As can be seen in FIG. 6a, mobile station MS sends a data burst B with a reference signal at a specific moment via reverse link RS to base station BS. In so doing, the reference signal experiences a delay by Δt (propagation delay) and a phase rotation by the angle Δφ.
From this, a channel estimation KS is created, which in turn is used for determining the predistortion parameters for predistortion VE. In the forward direction, the signals to be transmitted likewise experience a delay by the time span Δt, and a phase rotation by the angle Δφ. However, the predistortion offsets this by the derivative action Δt and the negative phase rotation Δφ, so that a synchronization of the data in data burst B is also achieved simultaneously.
The transmission links in the forward and reverse directions also include the HF parts of transmitter and receiver used in each case. They cause, inter alia, different delay times in forward and reverse links VS and RS, respectively. In addition, the delay times of forward and reverse links VS and RS differ in the case of variable channels (as, for example, in the case of receiver and transmitter moved relatively to each other), because the forward link and reverse link are used one after the other in time. Since only the delay time of the counter link is taken into account by the known JP method, the delay time of the transmit link is additionally taken into account by a synchronization mechanism in the receiver.

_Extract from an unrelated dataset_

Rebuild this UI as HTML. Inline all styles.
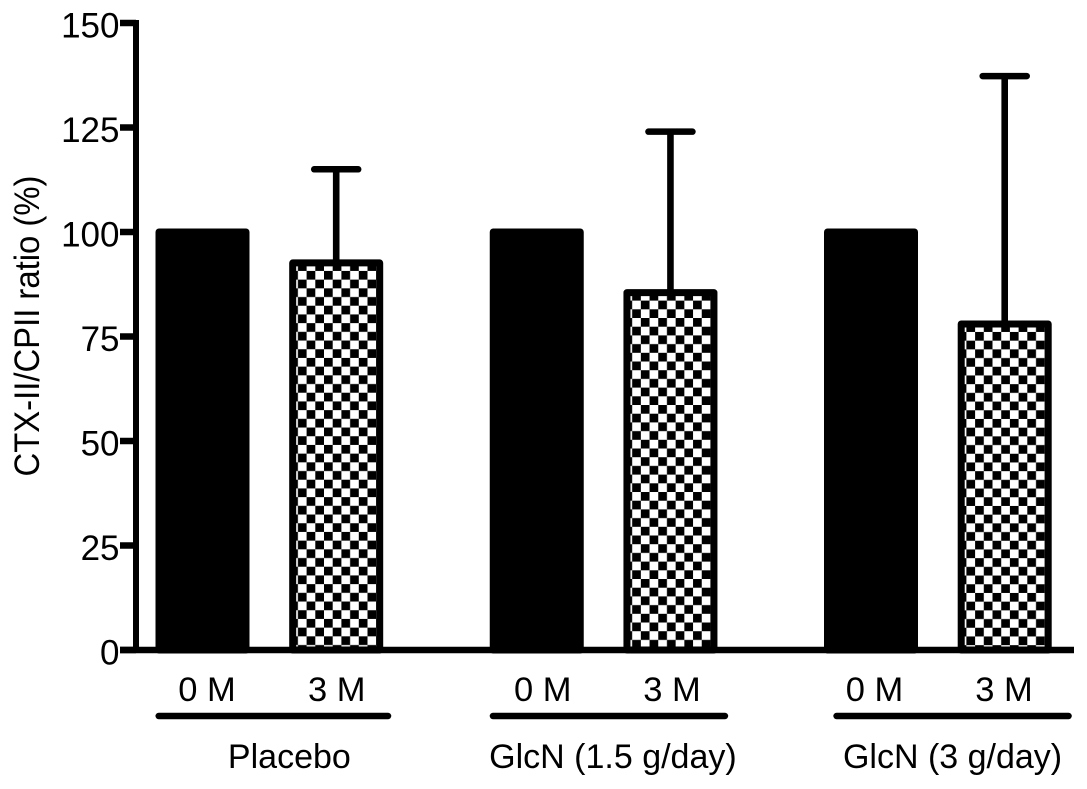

FIG. 7 shows an illustration of the shift in the moment of transmission in a known JP method, given delay differences in the forward and reverse links, and specifically, FIG. 7a in the reverse link and FIG. 7b in the forward link, when no synchronization is used.
According to FIG. 7a, the delay in the reverse link is Δtg and the phrase rotation in the reverse link is Δφg. Since in forward link VS, the delay and phase rotation are different, namely, Δts and Δφs, respectively, the data are asynchronous by the time interval −Δt=Δtg−Δts.
The shifts in moment of transmission of known JP methods are taken into account automatically by synchronization mechanisms based on reference signals, if filters are used for the predistortion and these filters are also used on the reference signals.
However, this has the disadvantage that no standard JP methods not based on filters can be used. Standard JP methods can supply better transmission qualities, however, than JP methods based on filters.
Customary synchronization mechanisms, which are based on reference signals that are not predistorted, do not take the shifts in transmission moment of JP methods into account.
FIG. 8 shows an illustration of the synchronization in a known JP method given delay differences in the forward and reverse links, and specifically, FIG. 8a in the reverse link and FIG. 8b, and FIG. 8c in the forward link.
It can be gathered from FIG. 8 that the data signals are sent shifted in time due to predistortion, but not the non-predistorted reference signal. Therefore, a synchronization RESY based on the non-predistorted reference signal does not, inter alia, find the synchronization moment desired for the data, but rather is asynchronous by Δts.